◆ EXERCISE TASK ◆
Repeat everything from the first line of the listing below through the line that contains "pre_rate = [10960, 11283, 10746]", exactly. Leave out pictures.
* * *
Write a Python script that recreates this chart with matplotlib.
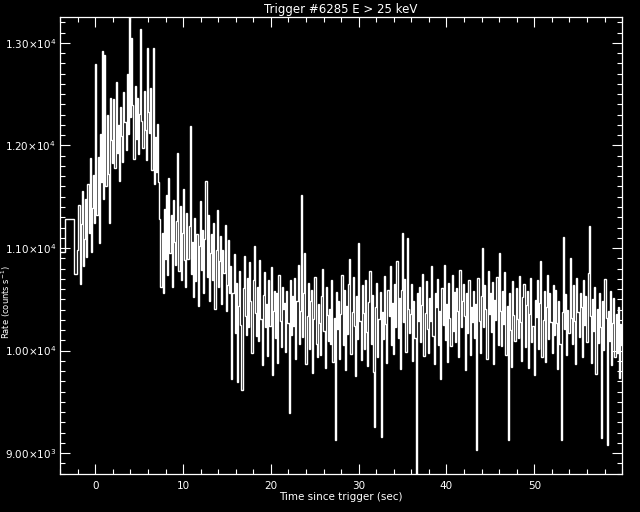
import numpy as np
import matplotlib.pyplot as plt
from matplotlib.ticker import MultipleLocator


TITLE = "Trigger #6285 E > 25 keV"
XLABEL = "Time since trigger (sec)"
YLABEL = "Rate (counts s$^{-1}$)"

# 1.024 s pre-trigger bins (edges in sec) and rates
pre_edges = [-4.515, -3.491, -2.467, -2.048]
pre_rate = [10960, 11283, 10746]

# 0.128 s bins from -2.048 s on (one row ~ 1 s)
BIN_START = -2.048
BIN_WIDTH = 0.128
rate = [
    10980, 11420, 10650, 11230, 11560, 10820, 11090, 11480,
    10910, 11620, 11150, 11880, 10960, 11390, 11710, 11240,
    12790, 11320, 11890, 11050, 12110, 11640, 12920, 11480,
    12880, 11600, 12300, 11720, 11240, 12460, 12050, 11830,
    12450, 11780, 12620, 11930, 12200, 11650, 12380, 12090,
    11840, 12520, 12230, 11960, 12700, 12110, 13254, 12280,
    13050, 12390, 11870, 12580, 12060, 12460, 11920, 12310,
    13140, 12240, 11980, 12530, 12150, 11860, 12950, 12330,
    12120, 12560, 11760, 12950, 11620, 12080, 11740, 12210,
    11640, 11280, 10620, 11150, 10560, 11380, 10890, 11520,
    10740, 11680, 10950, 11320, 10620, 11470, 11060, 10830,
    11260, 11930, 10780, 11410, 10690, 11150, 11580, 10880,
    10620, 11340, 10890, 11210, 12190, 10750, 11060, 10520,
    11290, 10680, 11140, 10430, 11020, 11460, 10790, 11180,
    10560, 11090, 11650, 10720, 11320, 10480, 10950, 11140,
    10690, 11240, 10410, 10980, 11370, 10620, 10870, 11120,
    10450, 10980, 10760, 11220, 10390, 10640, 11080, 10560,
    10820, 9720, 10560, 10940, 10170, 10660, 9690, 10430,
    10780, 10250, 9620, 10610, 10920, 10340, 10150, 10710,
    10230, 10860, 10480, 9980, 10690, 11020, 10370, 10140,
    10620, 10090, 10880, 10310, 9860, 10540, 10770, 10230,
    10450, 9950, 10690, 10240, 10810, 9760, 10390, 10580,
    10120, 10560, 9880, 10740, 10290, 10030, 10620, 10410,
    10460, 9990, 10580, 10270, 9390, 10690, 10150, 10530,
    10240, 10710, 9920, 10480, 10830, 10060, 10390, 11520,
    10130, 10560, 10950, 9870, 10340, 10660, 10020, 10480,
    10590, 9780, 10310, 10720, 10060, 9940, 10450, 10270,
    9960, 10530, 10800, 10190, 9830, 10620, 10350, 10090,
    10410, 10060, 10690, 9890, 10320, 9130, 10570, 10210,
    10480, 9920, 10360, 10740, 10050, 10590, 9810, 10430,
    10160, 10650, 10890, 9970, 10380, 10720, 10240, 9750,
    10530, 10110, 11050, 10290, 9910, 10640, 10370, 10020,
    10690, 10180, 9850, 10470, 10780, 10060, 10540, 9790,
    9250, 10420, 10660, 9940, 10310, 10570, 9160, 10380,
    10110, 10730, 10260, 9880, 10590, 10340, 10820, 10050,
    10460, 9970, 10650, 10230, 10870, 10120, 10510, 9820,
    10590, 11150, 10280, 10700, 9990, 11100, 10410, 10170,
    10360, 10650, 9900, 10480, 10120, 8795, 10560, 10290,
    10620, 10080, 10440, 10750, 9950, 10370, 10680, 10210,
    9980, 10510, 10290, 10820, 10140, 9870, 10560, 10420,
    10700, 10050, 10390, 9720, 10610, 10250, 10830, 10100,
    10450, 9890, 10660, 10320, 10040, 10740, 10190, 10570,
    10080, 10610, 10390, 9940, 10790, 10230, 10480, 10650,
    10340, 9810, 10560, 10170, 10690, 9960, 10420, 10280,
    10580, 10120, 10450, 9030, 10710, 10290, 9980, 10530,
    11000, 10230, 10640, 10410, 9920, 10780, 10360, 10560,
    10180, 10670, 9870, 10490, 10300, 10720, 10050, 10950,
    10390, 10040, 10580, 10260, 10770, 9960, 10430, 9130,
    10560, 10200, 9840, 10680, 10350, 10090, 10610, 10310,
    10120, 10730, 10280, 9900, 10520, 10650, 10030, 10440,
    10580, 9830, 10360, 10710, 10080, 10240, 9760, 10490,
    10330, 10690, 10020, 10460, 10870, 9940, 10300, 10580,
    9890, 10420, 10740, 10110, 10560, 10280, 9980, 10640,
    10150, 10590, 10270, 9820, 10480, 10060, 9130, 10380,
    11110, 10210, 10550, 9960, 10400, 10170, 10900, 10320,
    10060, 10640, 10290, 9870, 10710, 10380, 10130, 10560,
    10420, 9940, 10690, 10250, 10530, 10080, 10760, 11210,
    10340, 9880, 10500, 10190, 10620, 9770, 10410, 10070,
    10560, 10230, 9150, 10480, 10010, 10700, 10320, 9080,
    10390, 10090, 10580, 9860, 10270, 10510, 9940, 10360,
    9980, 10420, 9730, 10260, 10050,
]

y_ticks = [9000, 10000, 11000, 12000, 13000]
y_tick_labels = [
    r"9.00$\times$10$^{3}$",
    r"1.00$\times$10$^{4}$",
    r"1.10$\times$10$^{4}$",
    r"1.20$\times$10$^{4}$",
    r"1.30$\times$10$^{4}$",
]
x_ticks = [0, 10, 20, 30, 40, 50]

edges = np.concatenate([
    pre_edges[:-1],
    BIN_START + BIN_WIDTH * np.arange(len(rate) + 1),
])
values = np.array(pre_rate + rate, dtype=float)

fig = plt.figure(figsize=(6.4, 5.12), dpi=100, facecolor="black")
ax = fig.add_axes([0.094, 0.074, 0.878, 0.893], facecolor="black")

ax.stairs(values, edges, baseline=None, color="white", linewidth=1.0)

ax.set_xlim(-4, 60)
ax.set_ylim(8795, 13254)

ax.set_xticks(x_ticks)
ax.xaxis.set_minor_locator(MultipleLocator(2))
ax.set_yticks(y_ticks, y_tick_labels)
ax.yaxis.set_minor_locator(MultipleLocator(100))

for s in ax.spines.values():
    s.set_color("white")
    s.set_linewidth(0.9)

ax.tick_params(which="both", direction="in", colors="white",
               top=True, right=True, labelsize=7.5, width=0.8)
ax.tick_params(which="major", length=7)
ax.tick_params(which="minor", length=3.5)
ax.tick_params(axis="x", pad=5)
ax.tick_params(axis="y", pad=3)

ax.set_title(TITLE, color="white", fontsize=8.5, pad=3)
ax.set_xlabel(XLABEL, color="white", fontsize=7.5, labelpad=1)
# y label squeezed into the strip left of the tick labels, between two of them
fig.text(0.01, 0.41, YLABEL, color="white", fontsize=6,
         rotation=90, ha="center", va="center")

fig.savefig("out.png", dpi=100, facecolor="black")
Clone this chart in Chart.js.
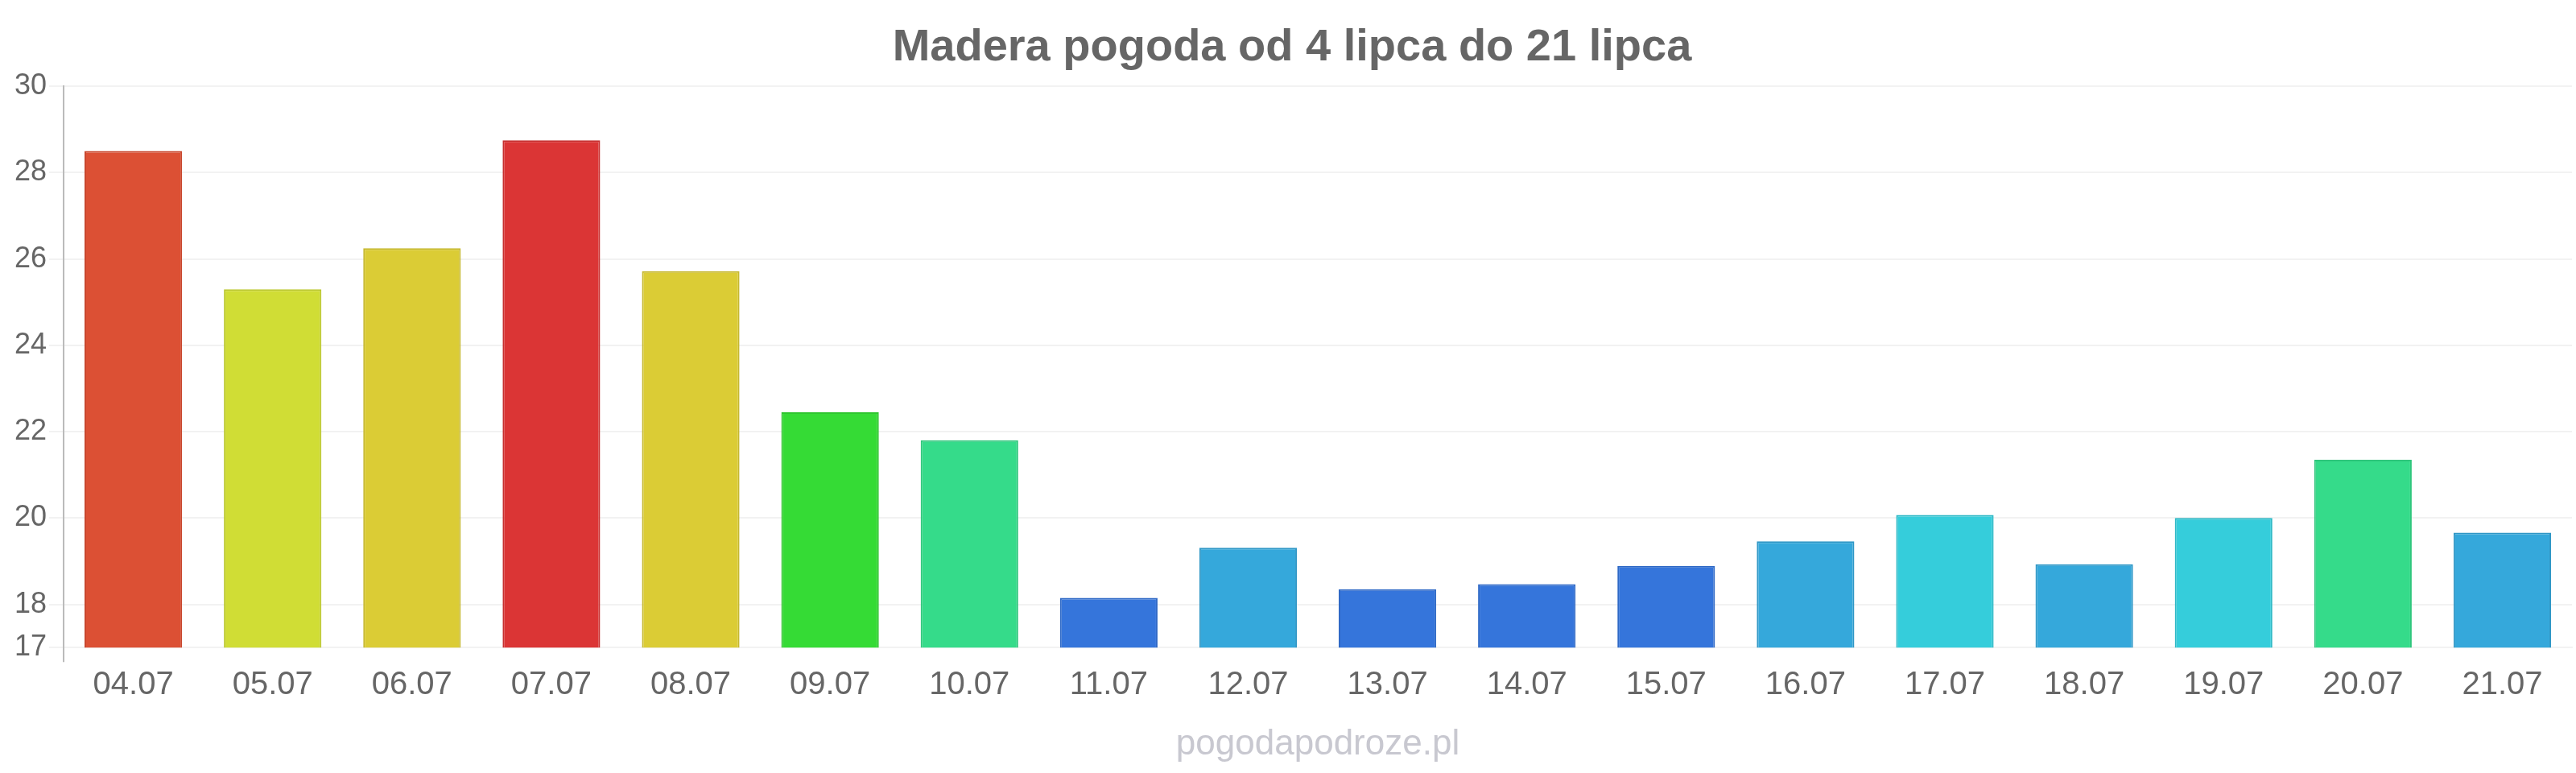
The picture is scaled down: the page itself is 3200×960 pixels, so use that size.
* * *
◆ EXERCISE RESULT ◆
Write a Python script that recreates this chart with matplotlib.
import numpy as np
import matplotlib.pyplot as plt
from matplotlib.ticker import MultipleLocator


TITLE = "Trigger #6285 E > 25 keV"
XLABEL = "Time since trigger (sec)"
YLABEL = "Rate (counts s$^{-1}$)"

# 1.024 s pre-trigger bins (edges in sec) and rates
pre_edges = [-4.515, -3.491, -2.467, -2.048]
pre_rate = [10960, 11283, 10746]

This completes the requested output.